■ **GIVEN PROBLEM**: Set the listing down again exactly, please, apart from its pictures.

#### RAW DATA

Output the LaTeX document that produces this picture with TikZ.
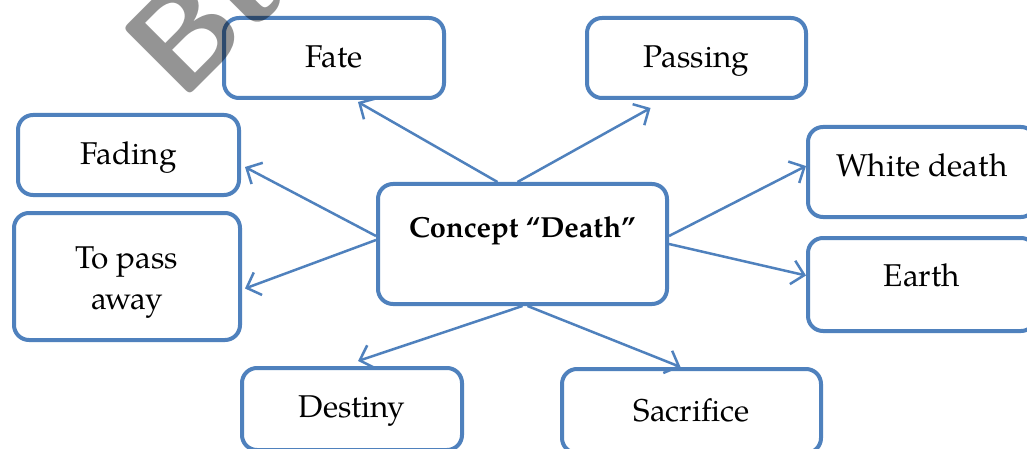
\documentclass[tikz,border=0pt]{standalone}
\usepackage{fontspec}
\setmainfont{TeX Gyre Pagella}
\usetikzlibrary{arrows.meta,calc}
\definecolor{boxblue}{HTML}{4F81BD}
\tikzset{
  box/.style={draw=boxblue, line width=4pt, rounded corners=15pt, fill=white,
    align=center, inner sep=0pt, text height=26pt, text depth=6pt,
    font=\fontsize{31.5}{41}\selectfont},
  link/.style={draw=boxblue, line width=2.5pt, -{Straight Barb[length=12pt,width=24pt,line width=2.5pt]}},
}
\begin{document}
\begin{tikzpicture}[x=1pt,y=-1pt]
\clip (0,0) rectangle (1027,449);
\useasboundingbox (0,0) rectangle (1027,449);
\fill[white] (0,0) rectangle (1027,449);

\node[box, minimum width=220pt, minimum height=80pt] (fate) at (334,58) {Fate};
\node[box, minimum width=219pt, minimum height=80pt] (pass) at (696.5,58) {Passing};
\node[box, minimum width=221pt, minimum height=80pt] (fading) at (128.5,155) {Fading};
\node[box, minimum width=226pt, minimum height=127pt, text height=, text depth=] (topass) at (127,276.5)
  {\raisebox{-11pt}[0pt][0pt]{\begin{tabular}{@{}c@{}}To pass\\away\end{tabular}}};
\node[box, minimum width=289pt, minimum height=120pt] (c) at (522.5,244)
  {\raisebox{17pt}[0pt][0pt]{\fontsize{29}{34}\selectfont\bfseries Concept “Death”}};
\node[box, minimum width=228pt, minimum height=90pt] (white) at (922,172) {\raisebox{5pt}[0pt][0pt]{White death}};
\node[box, minimum width=228pt, minimum height=93pt] (earth) at (922,284.5) {\raisebox{8pt}[0pt][0pt]{Earth}};
\node[box, minimum width=220pt, minimum height=82pt] (destiny) at (352,409) {\raisebox{2pt}[0pt][0pt]{Destiny}};
\node[box, minimum width=259pt, minimum height=84pt] (sacr) at (691.5,411) {Sacrifice};

\draw[link] ($(c.north)+(-25,0)$) -- ($(fate.south)+(24,2)$);
\draw[link] ($(c.north)+(-5,0)$) -- ($(pass.south)+(-46,8)$);
\draw[link] ($(c.west)+(0,-8)$) -- ($(fading.east)+(4,12)$);
\draw[link] ($(c.west)+(0,-4)$) -- ($(topass.east)+(3,12)$);
\draw[link] ($(c.east)+(0,-8)$) -- ($(white.west)+(0,-6)$);
\draw[link] ($(c.east)+(0,0)$) -- ($(earth.west)+(0,-9)$);
\draw[link] ($(c.south)+(0,0)$) -- ($(destiny.north)+(6,-5)$);
\draw[link] ($(c.south)+(5,0)$) -- ($(sacr.north)+(-11,0)$);

\node[font=\fontsize{135}{135}\selectfont\sffamily\bfseries, text=black, text opacity=0.42,
  rotate=45, anchor=base west, inner sep=0pt] (wm) at (181,104) {Bu};
\end{tikzpicture}
\end{document}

########

■ **FULL OUTPUT**:
Output the LaTeX document that produces this picture with TikZ.
\documentclass[tikz,border=0pt]{standalone}
\usepackage{fontspec}
\setmainfont{TeX Gyre Pagella}
\usetikzlibrary{arrows.meta,calc}
\definecolor{boxblue}{HTML}{4F81BD}
\tikzset{
  box/.style={draw=boxblue, line width=4pt, rounded corners=15pt, fill=white,
    align=center, inner sep=0pt, text height=26pt, text depth=6pt,
    font=\fontsize{31.5}{41}\selectfont},
  link/.style={draw=boxblue, line width=2.5pt, -{Straight Barb[length=12pt,width=24pt,line width=2.5pt]}},
}
\begin{document}
\begin{tikzpicture}[x=1pt,y=-1pt]
\clip (0,0) rectangle (1027,449);
\useasboundingbox (0,0) rectangle (1027,449);
\fill[white] (0,0) rectangle (1027,449);

\node[box, minimum width=220pt, minimum height=80pt] (fate) at (334,58) {Fate};
\node[box, minimum width=219pt, minimum height=80pt] (pass) at (696.5,58) {Passing};
\node[box, minimum width=221pt, minimum height=80pt] (fading) at (128.5,155) {Fading};
\node[box, minimum width=226pt, minimum height=127pt, text height=, text depth=] (topass) at (127,276.5)
  {\raisebox{-11pt}[0pt][0pt]{\begin{tabular}{@{}c@{}}To pass\\away\end{tabular}}};
\node[box, minimum width=289pt, minimum height=120pt] (c) at (522.5,244)
  {\raisebox{17pt}[0pt][0pt]{\fontsize{29}{34}\selectfont\bfseries Concept “Death”}};
\node[box, minimum width=228pt, minimum height=90pt] (white) at (922,172) {\raisebox{5pt}[0pt][0pt]{White death}};
\node[box, minimum width=228pt, minimum height=93pt] (earth) at (922,284.5) {\raisebox{8pt}[0pt][0pt]{Earth}};
\node[box, minimum width=220pt, minimum height=82pt] (destiny) at (352,409) {\raisebox{2pt}[0pt][0pt]{Destiny}};
\node[box, minimum width=259pt, minimum height=84pt] (sacr) at (691.5,411) {Sacrifice};

\draw[link] ($(c.north)+(-25,0)$) -- ($(fate.south)+(24,2)$);
\draw[link] ($(c.north)+(-5,0)$) -- ($(pass.south)+(-46,8)$);
\draw[link] ($(c.west)+(0,-8)$) -- ($(fading.east)+(4,12)$);
\draw[link] ($(c.west)+(0,-4)$) -- ($(topass.east)+(3,12)$);
\draw[link] ($(c.east)+(0,-8)$) -- ($(white.west)+(0,-6)$);
\draw[link] ($(c.east)+(0,0)$) -- ($(earth.west)+(0,-9)$);
\draw[link] ($(c.south)+(0,0)$) -- ($(destiny.north)+(6,-5)$);
\draw[link] ($(c.south)+(5,0)$) -- ($(sacr.north)+(-11,0)$);

\node[font=\fontsize{135}{135}\selectfont\sffamily\bfseries, text=black, text opacity=0.42,
  rotate=45, anchor=base west, inner sep=0pt] (wm) at (181,104) {Bu};
\end{tikzpicture}
\end{document}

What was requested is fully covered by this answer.